Governments generally generate SWFs out of budgetary surpluses. Budget surpluses? Hmm. That’s why a member of the Romney clan would go abroad for funds, and why the company that runs Heathrow Airport sold a 10 percent stake to the China Investment Corporation.

Now, even tiny Angola has entrepreneurs salivating — it created a $5 billion sovereign wealth fund in October 2012. 

In 1953, oil revenue prompted Kuwait to form its investment vehicle even before the country left the United Kingdom. The Kuwait Investment Authority is now believed to be worth at least $300 billion. 

So, the concept has been around for decades, but the term was coined in 2005 by Andrew Rozanov when he wrote “Who holds the wealth of nations?” in the Central Banking Journal. 

Before you ask, yes, several SWFs were invested on Wall Street in Citigroup, Merrill Lynch and Morgan Stanley amid the financial crash. 

Espionage potential 

But SWFs can be a mixed bag. For example, such foreign investments can cause national security concerns.  

Incredibly, a Chinese company, Sany Group Ltd. is suing President Obama in U.S. District Court because he issued an order preventing the firm from consummating a deal for four Oregon wind farms. Sany’s subsidiary, Ralls Corp., bought the wind farms this year.  
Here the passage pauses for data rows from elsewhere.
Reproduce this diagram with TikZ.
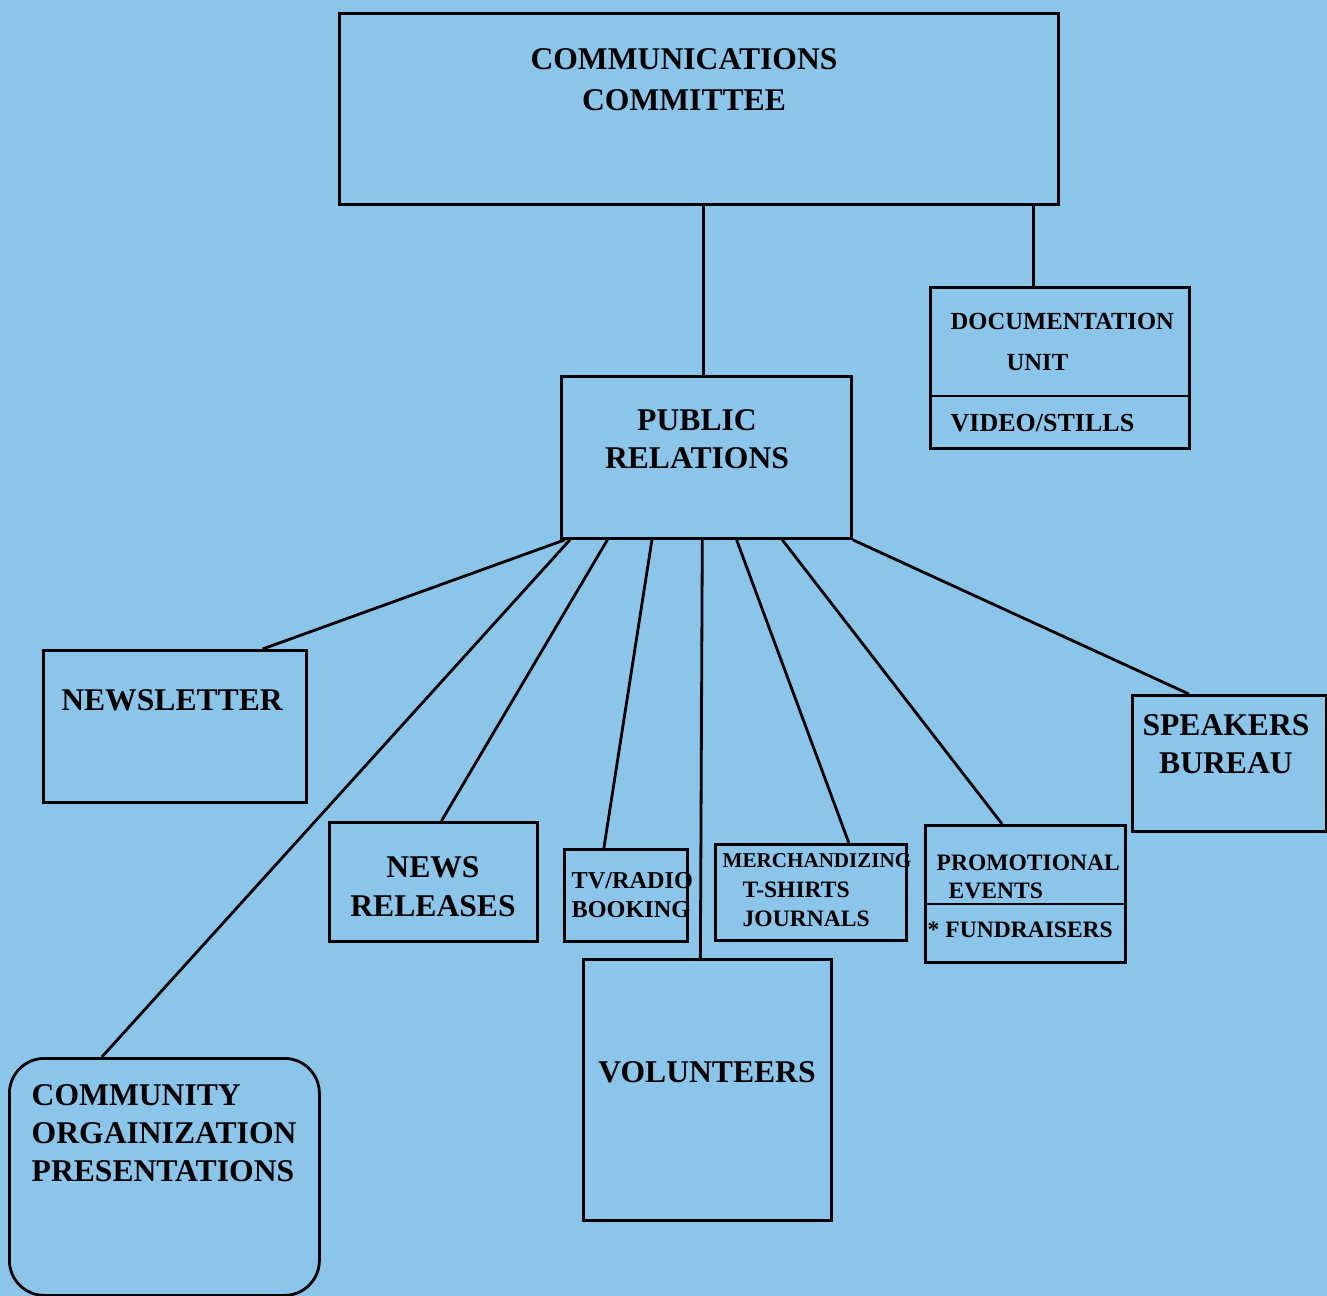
\documentclass[tikz,border=0pt]{standalone}
\usepackage{fontspec}
\setmainfont{Liberation Serif}
\usetikzlibrary{calc}
\definecolor{sheet}{RGB}{139,198,234}
\tikzset{
    unit-box/.style = {draw=black, line width=0.8pt, rectangle, inner sep=0pt, anchor=north west},
    big-label/.style = {font=\fontsize{9}{10.8}\selectfont\bfseries, inner sep=0pt},
    small-label/.style = {font=\fontsize{6.7}{8.1}\selectfont\bfseries, inner sep=0pt},
    link/.style = {draw=black, line width=0.8pt},
}

\begin{document}
\begin{tikzpicture}
\useasboundingbox (0,0) rectangle (13.27,-12.96);
\fill[sheet] (0,0) rectangle (13.27,-12.96);

% boxes
\node[unit-box, minimum width=7.19cm, minimum height=1.91cm] (comm) at (3.38,-0.12) {};
\node[unit-box, minimum width=2.59cm, minimum height=1.61cm] (doc) at (9.29,-2.86) {};
\node[unit-box, minimum width=2.90cm, minimum height=1.62cm] (pr) at (5.60,-3.75) {};
\node[unit-box, minimum width=2.63cm, minimum height=1.52cm] (newsletter) at (0.42,-6.49) {};
\node[unit-box, minimum width=2.08cm, minimum height=1.19cm] (releases) at (3.28,-8.21) {};
\node[unit-box, minimum width=1.23cm, minimum height=0.92cm] (tvradio) at (5.63,-8.48) {};
\node[unit-box, minimum width=1.91cm, minimum height=0.96cm] (merch) at (7.14,-8.43) {};
\node[unit-box, minimum width=2.00cm, minimum height=1.37cm] (promo) at (9.24,-8.24) {};
\node[unit-box, minimum width=1.94cm, minimum height=1.36cm] (speakers) at (11.31,-6.94) {};
\node[unit-box, minimum width=2.48cm, minimum height=2.61cm] (volunteers) at (5.82,-9.58) {};
\node[unit-box, rounded corners=0.35cm, minimum width=3.10cm, minimum height=2.37cm] (community) at (0.08,-10.57) {};

% dividers
\draw[link] ([yshift=-1.10cm]doc.north west) -- ([yshift=-1.10cm]doc.north east);
\draw[link] ([yshift=-0.80cm]promo.north west) -- ([yshift=-0.80cm]promo.north east);

% labels
\node[big-label, anchor=north, align=center] at (6.84,-0.475) {COMMUNICATIONS\\[1.1pt]COMMITTEE};
\node[small-label, anchor=north west, align=left, font=\fontsize{7}{8.1}\selectfont\bfseries] at (9.50,-3.128) {DOCUMENTATION\\[3.6pt]\hspace*{5.6mm}UNIT};
\node[small-label, anchor=north west, font=\fontsize{7.4}{8.1}\selectfont\bfseries] at (9.50,-4.134) {VIDEO/STILLS};
\node[big-label, anchor=north, align=center] at (6.97,-4.085) {PUBLIC\\RELATIONS};
\node[big-label, anchor=north] at (1.72,-6.885) {NEWSLETTER};
\node[big-label, anchor=north, align=center] at (4.33,-8.555) {NEWS\\[0.3pt]RELEASES};
\node[small-label, anchor=north west, align=left, font=\fontsize{6.9}{8.1}\selectfont\bfseries] at (5.71,-8.722) {TV/RADIO\\BOOKING};
\node[small-label, anchor=north west, align=left] at (7.22,-8.53) {{\fontsize{6}{8}\selectfont MERCHANDIZING}\\[0.3pt]\hspace*{2mm}T-SHIRTS\\[0.3pt]\hspace*{2mm}JOURNALS};
\node[small-label, anchor=north west, align=left] at (9.36,-8.542) {PROMOTIONAL\\\hspace*{1.2mm}EVENTS};
\node[small-label, anchor=north west] at (9.27,-9.212) {* FUNDRAISERS};
\node[big-label, anchor=north, align=center] at (12.26,-7.135) {SPEAKERS\\BUREAU};
\node[big-label, anchor=north] at (7.07,-10.605) {VOLUNTEERS};
\node[big-label, anchor=north west, align=left] at (0.31,-10.835) {COMMUNITY\\ORGAINIZATION\\PRESENTATIONS};

% connectors
\coordinate (pr-top) at ($(pr.north west)!0.49!(pr.north east)$);
\draw[link] (pr-top) -- (pr-top |- comm.south);
\coordinate (doc-top) at ($(doc.north west)!0.40!(doc.north east)$);
\draw[link] (doc-top) -- (doc-top |- comm.south);
\draw[link] ($(pr.south west)!0.017!(pr.south east)$) -- ($(newsletter.north west)!0.83!(newsletter.north east)$);
\draw[link] ($(pr.south west)!0.034!(pr.south east)$) -- ($(community.north west)!0.30!(community.north east)$);
\draw[link] ($(pr.south west)!0.162!(pr.south east)$) -- ($(releases.north west)!0.538!(releases.north east)$);
\draw[link] ($(pr.south west)!0.314!(pr.south east)$) -- ($(tvradio.north west)!0.325!(tvradio.north east)$);
\draw[link] ($(pr.south west)!0.486!(pr.south east)$) -- ($(volunteers.north west)!0.472!(volunteers.north east)$);
\draw[link] ($(pr.south west)!0.603!(pr.south east)$) -- ($(merch.north west)!0.696!(merch.north east)$);
\draw[link] ($(pr.south west)!0.759!(pr.south east)$) -- ($(promo.north west)!0.385!(promo.north east)$);
\draw[link] (pr.south east) -- ($(speakers.north west)!0.294!(speakers.north east)$);
\end{tikzpicture}
\end{document}
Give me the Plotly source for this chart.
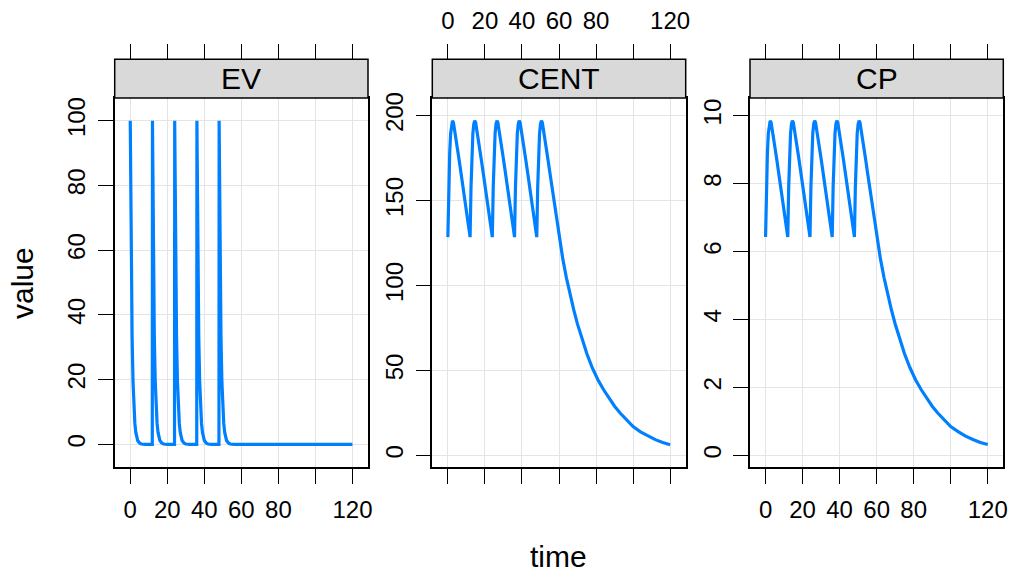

The younger Romney hasn’t been the only one on a hunting trip for funds. U.K. Prime Minister David Cameron toured the Middle East seeking sovereign wealth to fund job creation. Seeking funds for Britain’s wind farms and other sectors, he met with the managers of the region’s largest sovereign wealth funds.”Our job is to support neighboring countries to develop industries that are complementary to China’s growth,” published reports quoted Mr. Lou Jiwei, chairman of the China Investment Corp. “We hope a stronger Chinese economy can benefit our neighbors.”

With all the sovereign wealth worldwide, it’s ironic that the most-prosperous nation in the world is so debt-ridden, and 23 million Americans can’t find family wage jobs. Wouldn’t be nice if the U.S. would rack up budget surpluses instead of $16+ trillion in debt and greatly reduced the unemployment rate?

Now that’s an intriguing thought.

P.S. Here’s a hint: Perhaps you’ve caught on — if you have investment skills, these developments would appear to be career-enhancing opportunities.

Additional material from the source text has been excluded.